La voix est un outil fascinant. Pas nécessairement le langage, qui en est une des nombreuses facettes ; et en ce qui me concerne, surtout pas dans les musiques électroniques où les mots (à quelques exceptions près) ne font à mon avis que brider et diriger l’imagination sur ses pas, alors que les pistes instrumentales offrent tellement plus de possibilités alimentées par nos propres esprits. Dans ces domaines, la lumière noire de Lustmord s’impose comme une valeur sûre pour nous accompagner dans des espaces aussi vastes que minimalistes, et souvent sources de terreurs existentielles subhertziennes qui décriraient fidèlement en sons la littérature lovacraftienne. Le voilà aujourd’hui aux côtés de la scandinave Karin Park, plus connue pour ses contributions vocales à Årabrot, qui ne m’intéresse guère. Voilà, c’est dit. Je viens pourtant d’expliquer que les paroles sont les dernières choses que je cherchais dans ce que j’écoute, alors pourquoi chroniquer Alter ?
Car on dépasse allègrement le cadre limitant qui me dérange souvent avec l’usage de la voix. Elle est ici plus qu’un simple vecteur de syllabes articulées, stérilisant le terreau fertile des compositions. Dans Alter, ce sont des plaintes lentes et douloureuses qui nous transfixent, endeuillées par des évènements que nous n’osons pas envisager. Que nous ne pourrions pas comprendre. Quand ces vocalises cèdent la place à des chants, ils nous parviennent dans un langue inconnue, paraissant être née aux origines de l’espace et du temps. Des incantations incompréhensibles qui, paradoxalement, résonnent au plus profond de nos âmes. Des tons ritualistiques annihilant les barrières habituelles du vocabulaire pour dessiner des prières en paysages pluri-millénaires pétrifiés, indépendants de l’écoulement des eaux ténébreuses dans la clepsydre universelle. J’imagine une nymphe en toge anthracite, agenouillée sur un lac à la surface parfaitement lisse, tête inclinée en allégeance à l’encre de la voûte céleste. Un autel liquide circonscrit par des colonnes basaltiques, ruines fantasmées d’une cathédrale primordiale dédiée à un démiurge oublié des ténèbres. Et les litanies de cette prophète se réverbèrent dans l’infini, amplifiés par les pouvoirs d’une éclipse totale de soleil, dont la couronne de plasma se reflète dans le miroir aquifère qu’elle observe. Mouvements lents du feu dans son antagoniste fluide et froid, chorégraphie stellaire pour consciences égarées à l’interface d’un monde-frontière entre une multitude de réalités.

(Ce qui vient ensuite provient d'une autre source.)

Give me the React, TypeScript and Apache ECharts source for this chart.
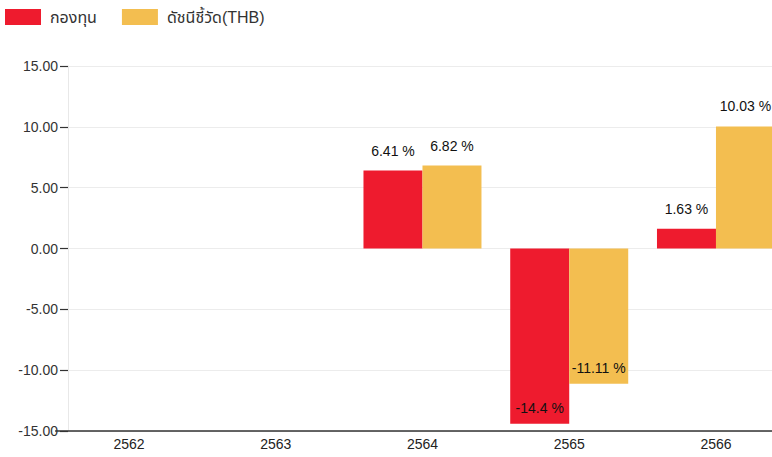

On est ensorcelés par ces harmonies claires-obscures, dont le sens est transmis par les tons, les intentions et les ressentis bien plus que la forme. Des requiems envoyés au vide apparent, dans l’espoir qu’ils soient entendus par des entités immortelles au-delà du voile de l’obscurité. Aucun besoin d’interprétation pour absorber les liturgies cathartiques de Karin Park, mêlant affliction inconsolable, fascination d’un passé parallèle et demande d’absolution face à l’éternité. La charge émotionnelle d’Alter et la manière dont on la convertit transcendent les codes de ses outils de création, pour emmener son public dans ses ultimes retranchements limbiques et mémoriels. La soumissions à une puissance démesurée et certainement pas ostentatoire ou arrogante, mais simplement consciente de son magnétisme et de sa sagesse.

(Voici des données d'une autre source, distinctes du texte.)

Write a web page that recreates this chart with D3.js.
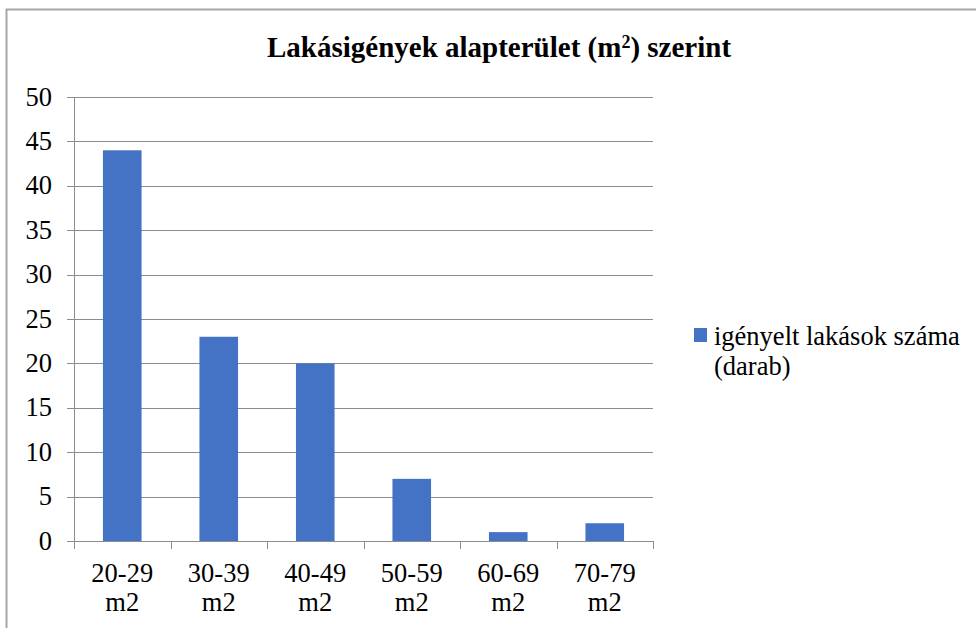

Minimaliste dans sa forme, Alter creuse sans forcer au plus profond de ce qu’on été, s’alimente de ce qu’on est, et pave à sa manière le chemin que l’on choisira pour incarner ce qu’on sera. Et rien ne semblerait assez robuste pour résister à cette collaboration entre l’un des artisans de la dark ambiance omnipotente, et la messagère moderne d’une certaine frange de la culture nordique.